Fallen Feather, Jamestown, NC

Wanderlust for the Hero's Journey

I’ve had a wanderlust with automobiles since I was just a kid growing up in central Kansas. My uncle drove up in a new dark navy Olds Rocket 88 one day and I immediately recognized that this sculpted Adonis on wheels was the perfect fusion of art and engineering. I couldn’t wait for the day when I could drive a car and begin the Hero’s Journey. In the meantime, I probably added a hundred miles or so to the family car driving it up and down our driveway. Since then, I’ve easily logged well over a million miles behind the wheel of these modern chariots.

My friend and I made a daring escape away from the driveway and around the block in our sleepy neighborhood one sunny afternoon. As luck would have it, a friendly policeman noticed the probability that the driver of my dad’s car was sitting on a pillow to see over the dashboard. He pulled us over and asked if I had a driver’s license. I’m pretty sure that he already knew the answer. Fortunately, I was contrite enough and he was forgiving enough to follow us back into my parent’s driveway with my assurance that I wouldn’t venture out again until I was old enough to have a license—and no longer needed a pillow!

One of the milestones of my life was the day my father helped to finance my first automobile.

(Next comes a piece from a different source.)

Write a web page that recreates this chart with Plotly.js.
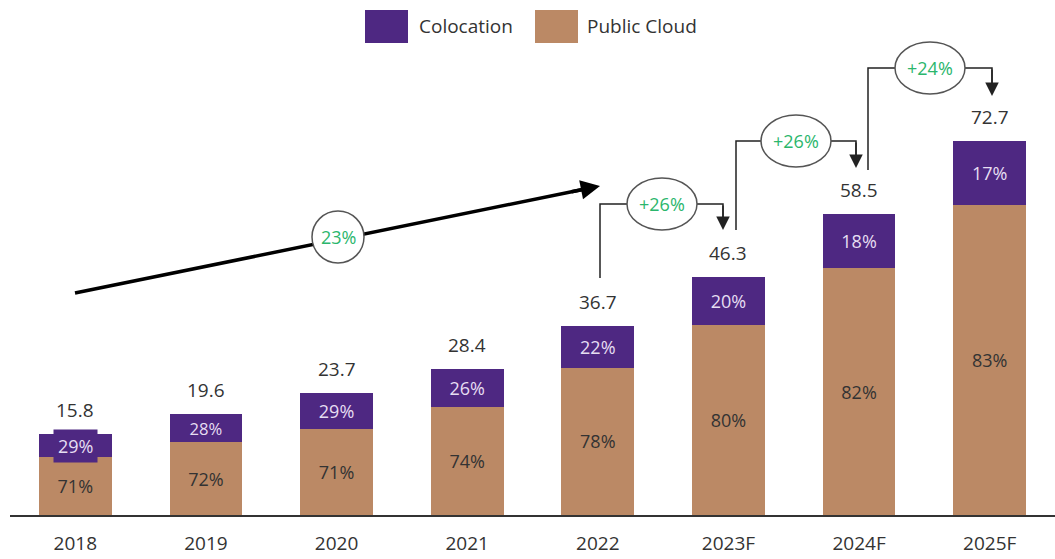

It wasn’t the convertible that I had coveted, but it was a Ford Victoria hardtop that I quickly began to customize. The convertible with a teenager behind the wheel would have been trouble anyway. Ironically, I recently paid more for a lawnmower than that first car that sparked a lifelong love affair with these machines! A car has always represented more than basic transportation for me. I’ve owned a variety of automobiles since then and I’ve always taken pleasure in detailing them on a cool Saturday morning in the fall. There’s nothing like driving a car that’s been cleaned and shined on a bright fall weekend day. I swear that they have more energy—just like a kid or pet dog that has just emerged from a bath!

This September Saturday morning was no different than many others. The air was cool, the sun was shining and only a slight breeze stirred the trees. I was putting the finishing touches of a liquid shine on the hood of my car. The metallic surface was reflecting the blue Carolina sky like a clear Blue Ridge Mountain lake. And then a very petite and fragile feather drifted ever so silently out of the sky and landed ever so softly right in front of me. As you may know, feathers are a sacred universal symbol of flight, serving as messengers between this mortal world and the other side of the thin veil. Their primary message is that “all is well.” And on a glorious fall morning in September, how could life be anything else?